Begin Data block

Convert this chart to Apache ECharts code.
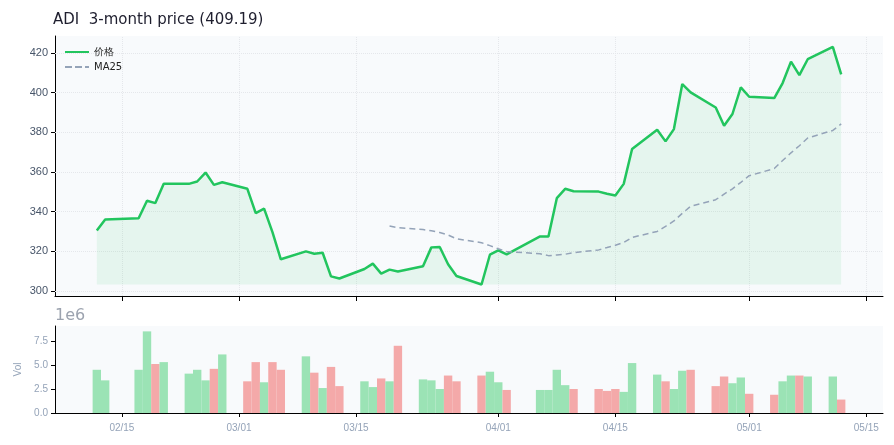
<!DOCTYPE html>
<html><head><meta charset="utf-8">
<script src="https://cdn.jsdelivr.net/npm/echarts@6/dist/echarts.min.js"></script>
<style>html,body{margin:0;padding:0;background:#fff}#c{width:894px;height:445px}</style>
</head><body><div id="c"></div>
<script>
const dates = ['2026-02-12','2026-02-13','2026-02-17','2026-02-18','2026-02-19','2026-02-20','2026-02-23','2026-02-24','2026-02-25','2026-02-26','2026-02-27',
'2026-03-02','2026-03-03','2026-03-04','2026-03-05','2026-03-06','2026-03-09','2026-03-10','2026-03-11','2026-03-12','2026-03-13',
'2026-03-16','2026-03-17','2026-03-18','2026-03-19','2026-03-20','2026-03-23','2026-03-24','2026-03-25','2026-03-26','2026-03-27',
'2026-03-30','2026-03-31','2026-04-01','2026-04-02','2026-04-06','2026-04-07','2026-04-08','2026-04-09','2026-04-10',
'2026-04-13','2026-04-14','2026-04-15','2026-04-16','2026-04-17','2026-04-20','2026-04-21','2026-04-22','2026-04-23','2026-04-24',
'2026-04-27','2026-04-28','2026-04-29','2026-04-30','2026-05-01','2026-05-04','2026-05-05','2026-05-06','2026-05-07','2026-05-08',
'2026-05-11','2026-05-12'];
const close = [330.5,336.1,336.7,345.5,344.3,354.0,354.0,355.2,359.7,353.5,354.8,
351.5,339.3,341.5,329.7,316.0,320.0,318.8,319.3,307.4,306.3,
311.1,313.8,308.8,310.8,309.8,312.5,322.0,322.2,313.5,307.6,
303.3,318.3,320.5,318.5,327.5,327.5,346.8,351.5,350.3,
350.1,349.0,348.1,354.0,371.6,381.3,375.4,381.6,404.3,400.1,
392.5,383.3,389.2,402.6,397.9,397.2,404.8,415.6,408.8,416.8,
423.0,409.19];
const volume = [4.5,3.4,4.5,8.5,5.1,5.3,4.1,4.5,3.4,4.6,6.1,
3.3,5.3,3.2,5.3,4.5,5.9,4.2,2.6,4.8,2.8,
3.3,2.7,3.6,3.3,7.0,3.5,3.4,2.5,3.9,3.3,
3.9,4.3,3.2,2.4,2.4,2.4,4.5,2.9,2.5,
2.5,2.3,2.5,2.2,5.2,4.0,3.3,2.5,4.4,4.5,
2.8,3.8,3.1,3.7,2.0,1.9,3.3,3.9,3.9,3.8,
3.8,1.4];
const priceTicks = [300,320,340,360,380,400,420];
const volTicks = [0,2.5,5.0,7.5];
const dateTicks = ['2026-02-15','2026-03-01','2026-03-15','2026-04-01','2026-04-15','2026-05-01','2026-05-15'];

const ts = s => { const [y,m,d] = s.split('-').map(Number); return Date.UTC(y,m-1,d); };
const t = dates.map(ts);
const tickT = dateTicks.map(ts);
const ma = close.map((v,i)=> i<24 ? null : +(close.slice(i-24,i+1).reduce((a,b)=>a+b,0)/25).toFixed(2));
const GREEN='#9be3b5', RED='#f4a9a9';
const volData = volume.map((v,i)=>({value:[t[i],v], itemStyle:{color: (i===0||close[i]>=close[i-1])?GREEN:RED}}));
const fmt = v => { const d=new Date(v); return String(d.getUTCMonth()+1).padStart(2,'0')+'/'+String(d.getUTCDate()).padStart(2,'0'); };
const xmin = ts('2026-02-07'), xmax = ts('2026-05-17');
const gridLineStyle = {color:'#e5e7eb', type:'dotted', width:1};
const chart = echarts.init(document.getElementById('c'));
chart.setOption({
  animation:false,
  title:{text:'ADI  3-month price (409.19)', left:48, top:8, textStyle:{fontSize:15, fontWeight:'normal', color:'#1e1e2e', fontFamily:'DejaVu Sans'}},
  legend:{orient:'vertical', left:60, top:42, itemWidth:24, itemHeight:8, itemGap:5,
    textStyle:{fontSize:10, color:'#222', fontFamily:'DejaVu Sans'},
    data:[{name:'价格', icon:'path://M0,3h24v2h-24z'},{name:'MA25', icon:'path://M0,3h7v2h-7zM10,3h7v2h-7zM20,3h4v2h-4z'}]},
  graphic:[{type:'text', left:55, top:308, style:{text:'1e6', fontSize:16, fill:'#9ca3af', fontFamily:'DejaVu Sans'}}],
  grid:[{left:55, right:11, top:36, height:260, backgroundColor:'#f8fafc', show:true, borderWidth:0},
        {left:55, right:11, top:326, height:87, backgroundColor:'#f8fafc', show:true, borderWidth:0}],
  xAxis:[
    {type:'value', gridIndex:0, min:xmin, max:xmax, axisLine:{lineStyle:{color:'#000'}},
     axisTick:{customValues:tickT, length:5, lineStyle:{color:'#000'}}, axisLabel:{show:false}, splitLine:{show:false}},
    {type:'value', gridIndex:1, min:xmin, max:xmax, axisLine:{lineStyle:{color:'#000'}},
     axisTick:{customValues:tickT, length:4, lineStyle:{color:'#000'}},
     axisLabel:{customValues:tickT, formatter:fmt, color:'#94a3b8', fontSize:10, margin:10}, splitLine:{show:false}}
  ],
  yAxis:[
    {type:'value', gridIndex:0, min:297.5, max:428.5, axisLine:{show:true, lineStyle:{color:'#000'}},
     axisTick:{show:true, customValues:priceTicks, length:4, lineStyle:{color:'#000'}},
     axisLabel:{customValues:priceTicks, color:'#475569', fontSize:11, margin:7}, splitLine:{show:false}},
    {type:'value', gridIndex:1, min:0, max:9.06, name:'Vol', nameLocation:'middle', nameGap:32, nameRotate:90,
     nameTextStyle:{color:'#94a3b8', fontSize:10},
     axisLine:{show:true, lineStyle:{color:'#000'}},
     axisTick:{show:true, customValues:volTicks, length:4, lineStyle:{color:'#000'}},
     axisLabel:{customValues:volTicks, formatter:v=>v.toFixed(1), color:'#94a3b8', fontSize:10, margin:7}, splitLine:{show:false}}
  ],
  series:[
    {name:'价格', type:'line', xAxisIndex:0, yAxisIndex:0, data:t.map((x,i)=>[x,close[i]]),
     showSymbol:false, lineStyle:{color:'#22c55e', width:2.5}, itemStyle:{color:'#22c55e'},
     areaStyle:{color:'rgba(34,197,94,0.12)', origin:Math.min(...close)}, z:3,
     markLine:{silent:true, symbol:'none', label:{show:false}, lineStyle:gridLineStyle, z:1,
       data:[...priceTicks.map(v=>({yAxis:v})), ...tickT.map(v=>({xAxis:v}))]}},
    {name:'MA25', type:'line', xAxisIndex:0, yAxisIndex:0, data:t.map((x,i)=>[x,ma[i]]),
     showSymbol:false, connectNulls:false, lineStyle:{color:'#94a3b8', width:1.5, type:[6,4]}, itemStyle:{color:'#94a3b8'}, z:4},
    {name:'Vol', type:'bar', xAxisIndex:1, yAxisIndex:1, data:volData, barWidth:8.4}
  ]
});
</script></body></html>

End Data block

Repeat the listing in full and exactly. Leave any pictures out.

Convert this chart to Apache ECharts code.
<!DOCTYPE html>
<html><head><meta charset="utf-8">
<script src="https://cdn.jsdelivr.net/npm/echarts@6/dist/echarts.min.js"></script>
<style>html,body{margin:0;padding:0;background:#fff}#c{width:894px;height:445px}</style>
</head><body><div id="c"></div>
<script>
const dates = ['2026-02-12','2026-02-13','2026-02-17','2026-02-18','2026-02-19','2026-02-20','2026-02-23','2026-02-24','2026-02-25','2026-02-26','2026-02-27',
'2026-03-02','2026-03-03','2026-03-04','2026-03-05','2026-03-06','2026-03-09','2026-03-10','2026-03-11','2026-03-12','2026-03-13',
'2026-03-16','2026-03-17','2026-03-18','2026-03-19','2026-03-20','2026-03-23','2026-03-24','2026-03-25','2026-03-26','2026-03-27',
'2026-03-30','2026-03-31','2026-04-01','2026-04-02','2026-04-06','2026-04-07','2026-04-08','2026-04-09','2026-04-10',
'2026-04-13','2026-04-14','2026-04-15','2026-04-16','2026-04-17','2026-04-20','2026-04-21','2026-04-22','2026-04-23','2026-04-24',
'2026-04-27','2026-04-28','2026-04-29','2026-04-30','2026-05-01','2026-05-04','2026-05-05','2026-05-06','2026-05-07','2026-05-08',
'2026-05-11','2026-05-12'];
const close = [330.5,336.1,336.7,345.5,344.3,354.0,354.0,355.2,359.7,353.5,354.8,
351.5,339.3,341.5,329.7,316.0,320.0,318.8,319.3,307.4,306.3,
311.1,313.8,308.8,310.8,309.8,312.5,322.0,322.2,313.5,307.6,
303.3,318.3,320.5,318.5,327.5,327.5,346.8,351.5,350.3,
350.1,349.0,348.1,354.0,371.6,381.3,375.4,381.6,404.3,400.1,
392.5,383.3,389.2,402.6,397.9,397.2,404.8,415.6,408.8,416.8,
423.0,409.19];
const volume = [4.5,3.4,4.5,8.5,5.1,5.3,4.1,4.5,3.4,4.6,6.1,
3.3,5.3,3.2,5.3,4.5,5.9,4.2,2.6,4.8,2.8,
3.3,2.7,3.6,3.3,7.0,3.5,3.4,2.5,3.9,3.3,
3.9,4.3,3.2,2.4,2.4,2.4,4.5,2.9,2.5,
2.5,2.3,2.5,2.2,5.2,4.0,3.3,2.5,4.4,4.5,
2.8,3.8,3.1,3.7,2.0,1.9,3.3,3.9,3.9,3.8,
3.8,1.4];
const priceTicks = [300,320,340,360,380,400,420];
const volTicks = [0,2.5,5.0,7.5];
const dateTicks = ['2026-02-15','2026-03-01','2026-03-15','2026-04-01','2026-04-15','2026-05-01','2026-05-15'];

const ts = s => { const [y,m,d] = s.split('-').map(Number); return Date.UTC(y,m-1,d); };
const t = dates.map(ts);
const tickT = dateTicks.map(ts);
const ma = close.map((v,i)=> i<24 ? null : +(close.slice(i-24,i+1).reduce((a,b)=>a+b,0)/25).toFixed(2));
const GREEN='#9be3b5', RED='#f4a9a9';
const volData = volume.map((v,i)=>({value:[t[i],v], itemStyle:{color: (i===0||close[i]>=close[i-1])?GREEN:RED}}));
const fmt = v => { const d=new Date(v); return String(d.getUTCMonth()+1).padStart(2,'0')+'/'+String(d.getUTCDate()).padStart(2,'0'); };
const xmin = ts('2026-02-07'), xmax = ts('2026-05-17');
const gridLineStyle = {color:'#e5e7eb', type:'dotted', width:1};
const chart = echarts.init(document.getElementById('c'));
chart.setOption({
  animation:false,
  title:{text:'ADI  3-month price (409.19)', left:48, top:8, textStyle:{fontSize:15, fontWeight:'normal', color:'#1e1e2e', fontFamily:'DejaVu Sans'}},
  legend:{orient:'vertical', left:60, top:42, itemWidth:24, itemHeight:8, itemGap:5,
    textStyle:{fontSize:10, color:'#222', fontFamily:'DejaVu Sans'},
    data:[{name:'价格', icon:'path://M0,3h24v2h-24z'},{name:'MA25', icon:'path://M0,3h7v2h-7zM10,3h7v2h-7zM20,3h4v2h-4z'}]},
  graphic:[{type:'text', left:55, top:308, style:{text:'1e6', fontSize:16, fill:'#9ca3af', fontFamily:'DejaVu Sans'}}],
  grid:[{left:55, right:11, top:36, height:260, backgroundColor:'#f8fafc', show:true, borderWidth:0},
        {left:55, right:11, top:326, height:87, backgroundColor:'#f8fafc', show:true, borderWidth:0}],
  xAxis:[
    {type:'value', gridIndex:0, min:xmin, max:xmax, axisLine:{lineStyle:{color:'#000'}},
     axisTick:{customValues:tickT, length:5, lineStyle:{color:'#000'}}, axisLabel:{show:false}, splitLine:{show:false}},
    {type:'value', gridIndex:1, min:xmin, max:xmax, axisLine:{lineStyle:{color:'#000'}},
     axisTick:{customValues:tickT, length:4, lineStyle:{color:'#000'}},
     axisLabel:{customValues:tickT, formatter:fmt, color:'#94a3b8', fontSize:10, margin:10}, splitLine:{show:false}}
  ],
  yAxis:[
    {type:'value', gridIndex:0, min:297.5, max:428.5, axisLine:{show:true, lineStyle:{color:'#000'}},
     axisTick:{show:true, customValues:priceTicks, length:4, lineStyle:{color:'#000'}},
     axisLabel:{customValues:priceTicks, color:'#475569', fontSize:11, margin:7}, splitLine:{show:false}},
    {type:'value', gridIndex:1, min:0, max:9.06, name:'Vol', nameLocation:'middle', nameGap:32, nameRotate:90,
     nameTextStyle:{color:'#94a3b8', fontSize:10},
     axisLine:{show:true, lineStyle:{color:'#000'}},
     axisTick:{show:true, customValues:volTicks, length:4, lineStyle:{color:'#000'}},
     axisLabel:{customValues:volTicks, formatter:v=>v.toFixed(1), color:'#94a3b8', fontSize:10, margin:7}, splitLine:{show:false}}
  ],
  series:[
    {name:'价格', type:'line', xAxisIndex:0, yAxisIndex:0, data:t.map((x,i)=>[x,close[i]]),
     showSymbol:false, lineStyle:{color:'#22c55e', width:2.5}, itemStyle:{color:'#22c55e'},
     areaStyle:{color:'rgba(34,197,94,0.12)', origin:Math.min(...close)}, z:3,
     markLine:{silent:true, symbol:'none', label:{show:false}, lineStyle:gridLineStyle, z:1,
       data:[...priceTicks.map(v=>({yAxis:v})), ...tickT.map(v=>({xAxis:v}))]}},
    {name:'MA25', type:'line', xAxisIndex:0, yAxisIndex:0, data:t.map((x,i)=>[x,ma[i]]),
     showSymbol:false, connectNulls:false, lineStyle:{color:'#94a3b8', width:1.5, type:[6,4]}, itemStyle:{color:'#94a3b8'}, z:4},
    {name:'Vol', type:'bar', xAxisIndex:1, yAxisIndex:1, data:volData, barWidth:8.4}
  ]
});
</script></body></html>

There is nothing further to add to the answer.